Depuis son retour, Curved Air n'a paradoxalement pas encore réussi à retrouver intégralement son originalité. ''North Star'', salué par la critique, voyait quelques nouvelles chansons collées à des réenregistrements voire à des reprises. Pour ce nouvel album, qui n'en est pas vraiment un, le groupe nous propose plusieurs versions du titre 'Propositions' émanant de différents concerts européens.
Si la première piste rappelle à notre bon souvenir ce groupe des années 70 qui savait être original et ne craignait pas les expérimentations, il prouve également que la voix de Sonja Kristina est intacte, n'en déplaise à ceux qui ont toujours pensé qu'elle chantait faux ou qu'elle n'avait pas de puissance, avec pour preuve son célèbre cri de félin. Mais d'elle, on n'en entendra guère plus par la suite (une minute avant la fin), le groupe se lançant dans une jam folle, avec quelques éclairs rock (le riff de guitare de 'Saint Albans Rock' ou 'Wolverhampton Improv') mais restant la plupart du temps confiné dans ce qui pourrait s'apparenter à du jazz.
Jouer du jazz n'est évidemment pas une insulte, mais le principe en est pleinement dévoyé ici. Le début de 'Hull Improv', cacophonique, dévoile prématurément le spectacle auquel il faudra s'attendre pendant une heure : le groupe réalise un boeuf sans un cube de saveur. Pire, comme le groupe joue un titre unique, 'Propositions', les morceaux sont pratiquement difficiles à différencier ('Norway Improv', 'Ilminster Improv' 'Saint Ives' où se retrouve le même thème, seule balise repérable de ces improvisations). En outre, le mixage est une catastrophe et l'écoute de ce disque vous donnera rapidement mal à la tête ('Kinross Improvisation' et ses stridences). Curved Air a-t-il voulu se prendre au sérieux, pensant que le rock progressif était une affaire de jeunesse ? Ou au pire, tomber dans la naïveté en proclamant que chaque concert du groupe est unique, le groupe ne craignant guère les improvisations.

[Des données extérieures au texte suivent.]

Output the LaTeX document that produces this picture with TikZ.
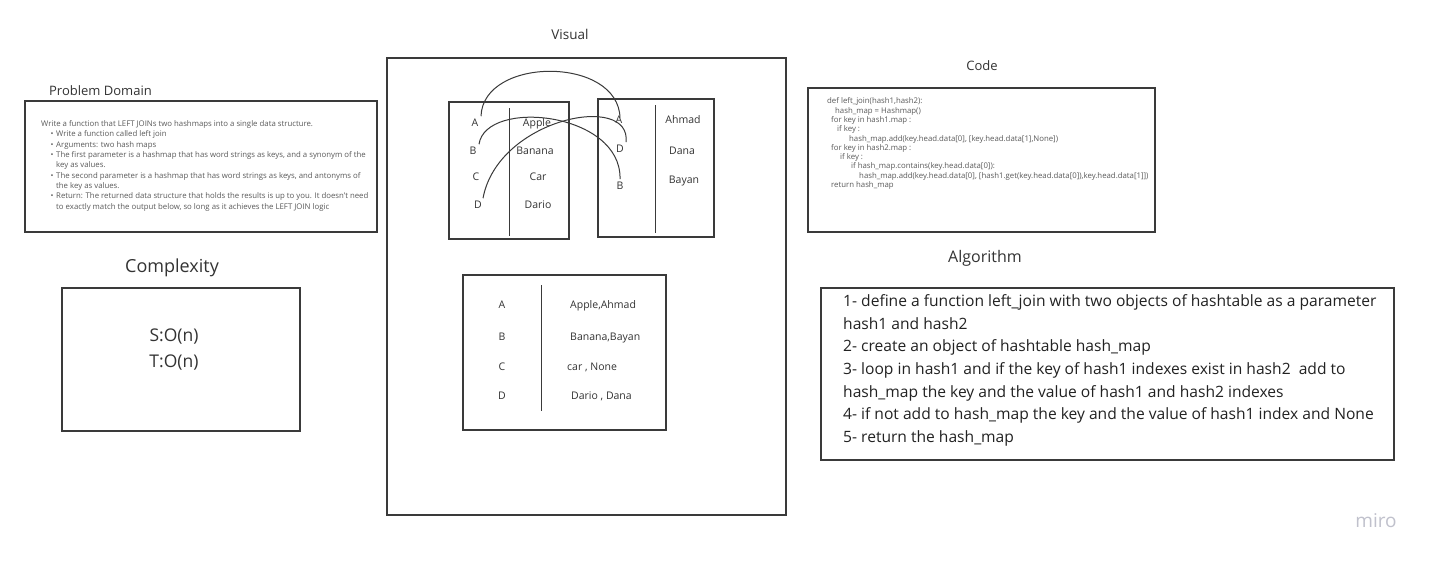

Tout comme le récent album de Focus, Curved Air prouve cruellement que le temps n'a pas suspendu son vol. Si le disque se rapproche plus du jazz que du rock progressif stricto sensu, on peut avoir l'impression que le nom de Curved Air est usurpé et que n'importe quel groupe de Soho aurait pu le réaliser. Sur un concert, une improvisation ça va, mais quinze improvisations de la même chanson : bonjour les dégâts ! Un auditeur amoureux de Curved Air est en droit d'avoir des attentes, dont un minimum basique est d'entendre la voix de Sonja Kristina. Si vous voulez écouter du bon jazz progressif, préférez plutôt Frank Zappa et son 'King Kong'.